**THE TASK:**
Output the first line of the listing and each line after it, up to and including the line that contains "blue_e6 = [0.024, 0.008, -0.008]", exactly as written, minus the pictures.

##### DATA FOR THE TASK

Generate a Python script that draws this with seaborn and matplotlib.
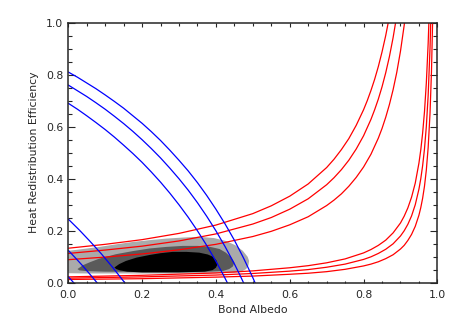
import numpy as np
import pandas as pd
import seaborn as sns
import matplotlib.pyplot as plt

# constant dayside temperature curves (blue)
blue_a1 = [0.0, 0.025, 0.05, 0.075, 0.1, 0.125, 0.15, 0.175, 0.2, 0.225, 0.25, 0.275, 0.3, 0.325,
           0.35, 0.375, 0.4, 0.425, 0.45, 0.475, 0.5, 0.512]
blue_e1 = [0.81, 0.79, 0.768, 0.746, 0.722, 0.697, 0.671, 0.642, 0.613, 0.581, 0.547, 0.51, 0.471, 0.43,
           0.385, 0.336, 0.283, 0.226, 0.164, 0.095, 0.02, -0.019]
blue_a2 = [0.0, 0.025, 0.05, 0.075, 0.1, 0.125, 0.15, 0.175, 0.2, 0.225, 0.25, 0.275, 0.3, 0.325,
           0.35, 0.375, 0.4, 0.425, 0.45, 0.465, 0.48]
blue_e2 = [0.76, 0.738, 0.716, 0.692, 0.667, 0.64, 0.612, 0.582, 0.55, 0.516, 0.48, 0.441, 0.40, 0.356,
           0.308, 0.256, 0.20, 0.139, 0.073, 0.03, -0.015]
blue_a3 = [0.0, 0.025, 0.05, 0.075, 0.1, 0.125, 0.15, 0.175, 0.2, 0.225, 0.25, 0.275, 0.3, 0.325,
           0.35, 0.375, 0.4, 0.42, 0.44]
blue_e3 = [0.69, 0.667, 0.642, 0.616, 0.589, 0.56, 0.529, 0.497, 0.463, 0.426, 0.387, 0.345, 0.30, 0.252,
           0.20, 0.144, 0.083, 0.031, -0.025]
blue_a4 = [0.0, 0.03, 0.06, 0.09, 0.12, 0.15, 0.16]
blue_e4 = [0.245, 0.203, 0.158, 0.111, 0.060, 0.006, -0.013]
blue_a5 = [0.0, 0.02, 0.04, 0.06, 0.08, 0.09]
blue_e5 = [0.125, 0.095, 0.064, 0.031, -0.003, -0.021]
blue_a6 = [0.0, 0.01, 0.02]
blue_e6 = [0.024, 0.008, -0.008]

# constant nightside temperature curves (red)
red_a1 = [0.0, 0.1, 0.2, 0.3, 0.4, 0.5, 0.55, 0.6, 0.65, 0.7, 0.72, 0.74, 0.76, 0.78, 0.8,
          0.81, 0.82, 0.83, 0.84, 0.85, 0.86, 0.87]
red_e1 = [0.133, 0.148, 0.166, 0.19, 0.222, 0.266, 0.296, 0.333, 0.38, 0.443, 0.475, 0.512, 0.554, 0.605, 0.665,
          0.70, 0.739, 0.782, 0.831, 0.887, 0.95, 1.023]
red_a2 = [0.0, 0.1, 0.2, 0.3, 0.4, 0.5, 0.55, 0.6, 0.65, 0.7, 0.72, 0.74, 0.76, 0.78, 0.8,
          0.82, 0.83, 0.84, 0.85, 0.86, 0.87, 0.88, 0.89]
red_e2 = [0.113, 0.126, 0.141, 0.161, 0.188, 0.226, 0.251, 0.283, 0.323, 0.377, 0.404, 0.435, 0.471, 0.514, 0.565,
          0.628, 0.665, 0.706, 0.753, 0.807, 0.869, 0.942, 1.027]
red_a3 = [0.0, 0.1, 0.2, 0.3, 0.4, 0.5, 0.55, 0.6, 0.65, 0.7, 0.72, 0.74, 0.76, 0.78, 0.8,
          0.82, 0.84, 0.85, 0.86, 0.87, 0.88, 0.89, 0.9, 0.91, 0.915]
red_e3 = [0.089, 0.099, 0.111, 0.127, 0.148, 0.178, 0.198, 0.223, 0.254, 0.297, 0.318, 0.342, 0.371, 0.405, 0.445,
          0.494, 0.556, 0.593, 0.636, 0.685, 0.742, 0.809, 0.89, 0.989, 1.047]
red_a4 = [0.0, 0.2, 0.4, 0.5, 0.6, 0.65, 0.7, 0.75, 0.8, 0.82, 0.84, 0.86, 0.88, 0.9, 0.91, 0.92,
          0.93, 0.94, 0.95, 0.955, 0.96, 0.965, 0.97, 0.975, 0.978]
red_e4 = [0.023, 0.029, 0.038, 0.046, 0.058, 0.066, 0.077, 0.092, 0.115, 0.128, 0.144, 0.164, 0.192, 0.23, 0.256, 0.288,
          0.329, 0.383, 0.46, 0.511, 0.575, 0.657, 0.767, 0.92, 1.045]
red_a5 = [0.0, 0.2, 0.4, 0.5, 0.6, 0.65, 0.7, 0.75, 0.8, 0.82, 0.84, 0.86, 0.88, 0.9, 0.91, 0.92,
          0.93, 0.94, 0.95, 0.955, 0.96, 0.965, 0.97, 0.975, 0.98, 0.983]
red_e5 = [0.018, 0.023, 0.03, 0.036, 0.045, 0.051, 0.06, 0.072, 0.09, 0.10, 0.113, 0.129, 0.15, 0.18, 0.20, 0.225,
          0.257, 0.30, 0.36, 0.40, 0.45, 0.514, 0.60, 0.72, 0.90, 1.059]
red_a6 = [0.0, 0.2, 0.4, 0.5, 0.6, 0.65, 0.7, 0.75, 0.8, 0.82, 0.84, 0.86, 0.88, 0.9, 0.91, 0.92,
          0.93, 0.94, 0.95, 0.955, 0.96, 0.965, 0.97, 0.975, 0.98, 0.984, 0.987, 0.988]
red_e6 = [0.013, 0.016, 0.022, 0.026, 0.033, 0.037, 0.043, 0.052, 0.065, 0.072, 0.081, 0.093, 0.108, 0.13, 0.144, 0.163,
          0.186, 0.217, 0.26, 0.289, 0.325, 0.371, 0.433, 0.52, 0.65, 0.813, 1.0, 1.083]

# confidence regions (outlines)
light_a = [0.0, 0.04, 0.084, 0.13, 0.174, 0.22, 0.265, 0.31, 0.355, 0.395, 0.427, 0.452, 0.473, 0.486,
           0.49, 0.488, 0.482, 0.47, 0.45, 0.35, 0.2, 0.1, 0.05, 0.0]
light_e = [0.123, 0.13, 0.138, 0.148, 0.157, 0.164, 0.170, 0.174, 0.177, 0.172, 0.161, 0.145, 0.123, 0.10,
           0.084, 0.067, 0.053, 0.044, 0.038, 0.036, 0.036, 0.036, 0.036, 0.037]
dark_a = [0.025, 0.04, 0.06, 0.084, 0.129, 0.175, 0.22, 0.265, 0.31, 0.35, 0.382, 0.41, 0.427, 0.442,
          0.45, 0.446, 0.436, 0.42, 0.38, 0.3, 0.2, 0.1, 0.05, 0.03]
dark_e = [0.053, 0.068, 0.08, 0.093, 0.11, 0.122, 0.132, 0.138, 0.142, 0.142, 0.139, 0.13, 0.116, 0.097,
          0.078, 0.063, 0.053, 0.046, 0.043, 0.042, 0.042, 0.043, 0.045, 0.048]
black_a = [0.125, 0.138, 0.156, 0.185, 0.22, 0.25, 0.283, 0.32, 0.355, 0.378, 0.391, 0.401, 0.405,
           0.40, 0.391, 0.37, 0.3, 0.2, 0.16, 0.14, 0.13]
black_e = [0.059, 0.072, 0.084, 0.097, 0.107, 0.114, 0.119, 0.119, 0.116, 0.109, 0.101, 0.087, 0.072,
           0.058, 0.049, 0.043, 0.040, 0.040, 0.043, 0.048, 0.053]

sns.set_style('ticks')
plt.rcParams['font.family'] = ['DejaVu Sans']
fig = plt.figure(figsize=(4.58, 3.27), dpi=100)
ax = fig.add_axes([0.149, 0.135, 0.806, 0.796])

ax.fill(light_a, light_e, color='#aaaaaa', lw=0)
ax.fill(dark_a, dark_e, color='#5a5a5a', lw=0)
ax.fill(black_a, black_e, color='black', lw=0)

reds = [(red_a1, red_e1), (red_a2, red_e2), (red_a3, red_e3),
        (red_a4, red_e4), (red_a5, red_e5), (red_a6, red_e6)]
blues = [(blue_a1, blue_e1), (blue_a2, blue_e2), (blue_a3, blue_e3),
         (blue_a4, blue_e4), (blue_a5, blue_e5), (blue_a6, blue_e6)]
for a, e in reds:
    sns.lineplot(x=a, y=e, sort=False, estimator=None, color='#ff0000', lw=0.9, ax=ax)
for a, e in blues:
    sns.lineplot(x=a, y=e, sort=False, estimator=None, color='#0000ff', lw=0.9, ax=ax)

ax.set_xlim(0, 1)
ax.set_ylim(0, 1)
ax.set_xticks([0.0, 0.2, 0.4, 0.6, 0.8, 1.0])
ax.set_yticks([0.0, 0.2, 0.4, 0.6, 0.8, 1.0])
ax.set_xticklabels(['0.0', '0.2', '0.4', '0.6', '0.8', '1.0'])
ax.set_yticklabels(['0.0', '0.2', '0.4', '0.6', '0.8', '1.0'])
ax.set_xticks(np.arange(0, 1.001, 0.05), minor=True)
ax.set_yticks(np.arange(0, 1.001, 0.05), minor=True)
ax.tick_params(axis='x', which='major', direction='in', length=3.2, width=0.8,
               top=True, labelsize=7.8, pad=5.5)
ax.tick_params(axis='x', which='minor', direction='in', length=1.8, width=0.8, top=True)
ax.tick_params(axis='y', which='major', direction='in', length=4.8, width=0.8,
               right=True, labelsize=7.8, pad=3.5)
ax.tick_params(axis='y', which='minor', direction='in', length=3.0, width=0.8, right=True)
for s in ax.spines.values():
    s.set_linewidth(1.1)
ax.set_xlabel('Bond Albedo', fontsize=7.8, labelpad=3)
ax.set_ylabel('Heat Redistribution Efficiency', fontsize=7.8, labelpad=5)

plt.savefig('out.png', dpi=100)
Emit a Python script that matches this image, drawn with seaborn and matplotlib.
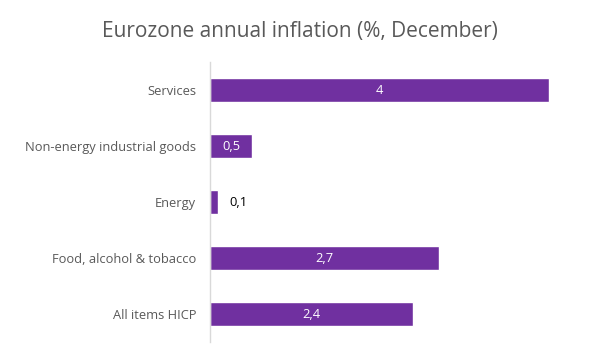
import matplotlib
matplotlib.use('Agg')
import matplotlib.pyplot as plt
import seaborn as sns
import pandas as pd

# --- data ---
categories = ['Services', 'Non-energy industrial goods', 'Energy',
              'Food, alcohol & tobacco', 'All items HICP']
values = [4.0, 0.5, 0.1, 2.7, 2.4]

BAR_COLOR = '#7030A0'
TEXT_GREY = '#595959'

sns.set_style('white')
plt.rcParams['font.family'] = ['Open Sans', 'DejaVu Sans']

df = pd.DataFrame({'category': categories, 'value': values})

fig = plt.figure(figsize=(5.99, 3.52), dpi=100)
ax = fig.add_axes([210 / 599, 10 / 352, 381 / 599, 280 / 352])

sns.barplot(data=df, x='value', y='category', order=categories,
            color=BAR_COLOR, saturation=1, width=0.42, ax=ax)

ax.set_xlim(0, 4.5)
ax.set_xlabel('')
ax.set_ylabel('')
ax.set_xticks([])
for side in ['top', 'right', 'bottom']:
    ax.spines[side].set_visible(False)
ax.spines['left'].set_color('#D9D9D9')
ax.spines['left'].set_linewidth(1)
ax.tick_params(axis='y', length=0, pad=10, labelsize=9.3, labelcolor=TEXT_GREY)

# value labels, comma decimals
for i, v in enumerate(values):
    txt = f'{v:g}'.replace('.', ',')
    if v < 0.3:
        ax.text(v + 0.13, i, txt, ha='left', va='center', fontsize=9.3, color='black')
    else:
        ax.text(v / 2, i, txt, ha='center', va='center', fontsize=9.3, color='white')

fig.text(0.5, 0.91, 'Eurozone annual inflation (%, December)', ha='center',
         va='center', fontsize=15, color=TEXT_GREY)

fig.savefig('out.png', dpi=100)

##########

**FINISHED EXERCISE:**
Generate a Python script that draws this with seaborn and matplotlib.
import numpy as np
import pandas as pd
import seaborn as sns
import matplotlib.pyplot as plt

# constant dayside temperature curves (blue)
blue_a1 = [0.0, 0.025, 0.05, 0.075, 0.1, 0.125, 0.15, 0.175, 0.2, 0.225, 0.25, 0.275, 0.3, 0.325,
           0.35, 0.375, 0.4, 0.425, 0.45, 0.475, 0.5, 0.512]
blue_e1 = [0.81, 0.79, 0.768, 0.746, 0.722, 0.697, 0.671, 0.642, 0.613, 0.581, 0.547, 0.51, 0.471, 0.43,
           0.385, 0.336, 0.283, 0.226, 0.164, 0.095, 0.02, -0.019]
blue_a2 = [0.0, 0.025, 0.05, 0.075, 0.1, 0.125, 0.15, 0.175, 0.2, 0.225, 0.25, 0.275, 0.3, 0.325,
           0.35, 0.375, 0.4, 0.425, 0.45, 0.465, 0.48]
blue_e2 = [0.76, 0.738, 0.716, 0.692, 0.667, 0.64, 0.612, 0.582, 0.55, 0.516, 0.48, 0.441, 0.40, 0.356,
           0.308, 0.256, 0.20, 0.139, 0.073, 0.03, -0.015]
blue_a3 = [0.0, 0.025, 0.05, 0.075, 0.1, 0.125, 0.15, 0.175, 0.2, 0.225, 0.25, 0.275, 0.3, 0.325,
           0.35, 0.375, 0.4, 0.42, 0.44]
blue_e3 = [0.69, 0.667, 0.642, 0.616, 0.589, 0.56, 0.529, 0.497, 0.463, 0.426, 0.387, 0.345, 0.30, 0.252,
           0.20, 0.144, 0.083, 0.031, -0.025]
blue_a4 = [0.0, 0.03, 0.06, 0.09, 0.12, 0.15, 0.16]
blue_e4 = [0.245, 0.203, 0.158, 0.111, 0.060, 0.006, -0.013]
blue_a5 = [0.0, 0.02, 0.04, 0.06, 0.08, 0.09]
blue_e5 = [0.125, 0.095, 0.064, 0.031, -0.003, -0.021]
blue_a6 = [0.0, 0.01, 0.02]
blue_e6 = [0.024, 0.008, -0.008]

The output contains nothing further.